You can say that a girl made a bad decision when she decided to have sex, and that therefore she has to pay the consequences. But again, we’re talking about a KID here. How many years do you have to pay for a bad mistake made a a kid? How many generations have to pay? These are the people you’re willing to throw to the wolves too, not just the guy in his mid-thirties who takes up drinking as a hobby. And maybe you’re right. But I’m not quite willing to give up yet on the kids who make bad decisions or on the descendants of adults who make bad choices. And that’s the big difference in domestic fiscal policy between the liberals and the conservatives.
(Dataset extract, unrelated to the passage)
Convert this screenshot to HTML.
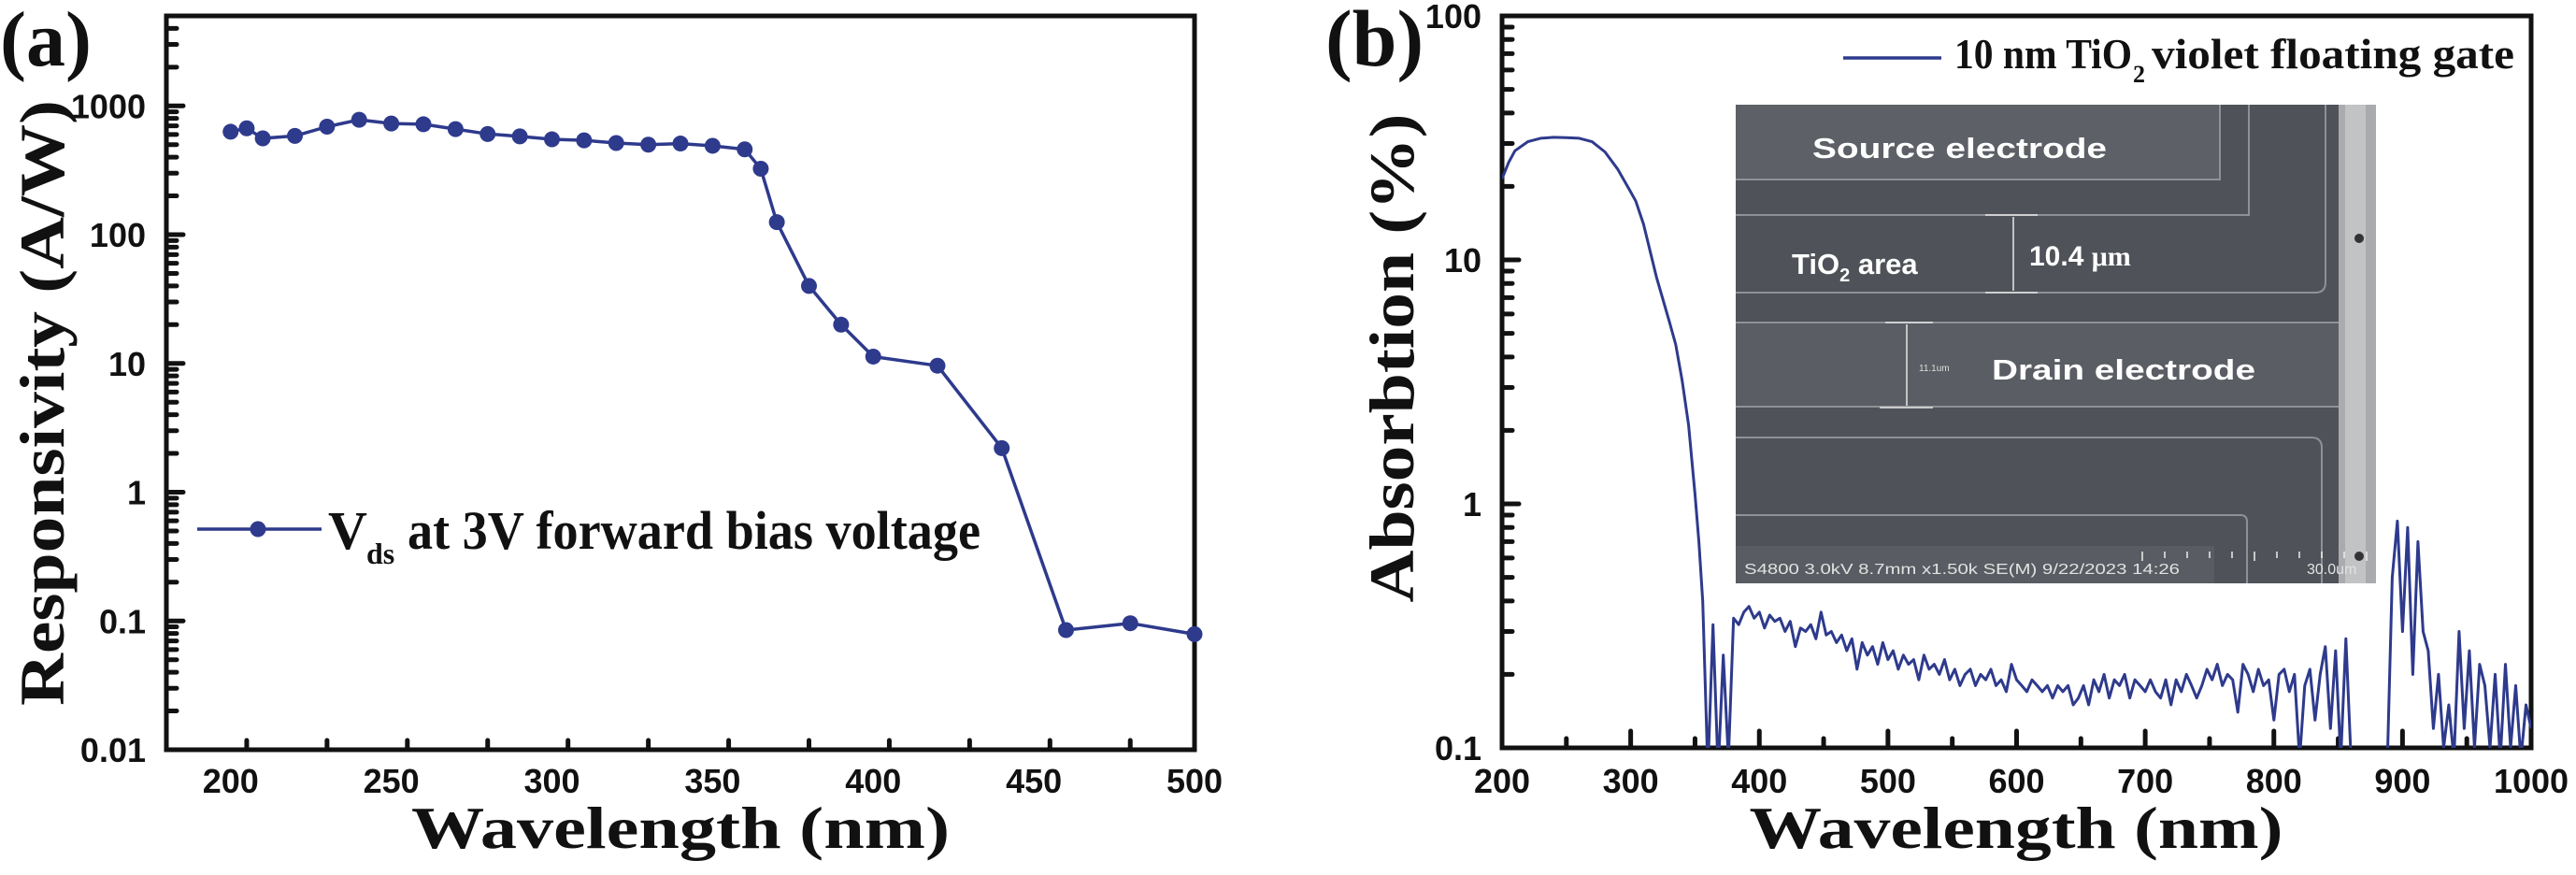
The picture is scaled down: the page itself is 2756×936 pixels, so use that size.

BTW, just as a last little note, it’s true that public schools usually cost quite a bit more per child than some of the less expensive private schools. You’re assuming that that’s due to their inherent inefficiencies, because schools are Part of the Government, and therefore a Terrible Bureaucracy. But have you considered the fact that public schools don’t have the option of turning a kid down? Or kicking him out? They have to provide EQUAL facilities and programs for every kid, regardless of his disabilities and/or his behavioral problems. They don’t *have * the option of saying “I’m sorry, but we can’t accommodate your child’s needs here. We’re just not set up for it.”
I probably won’t check in again for most of the day, perhaps not until tomorrow, so please consider this yet another drive-by.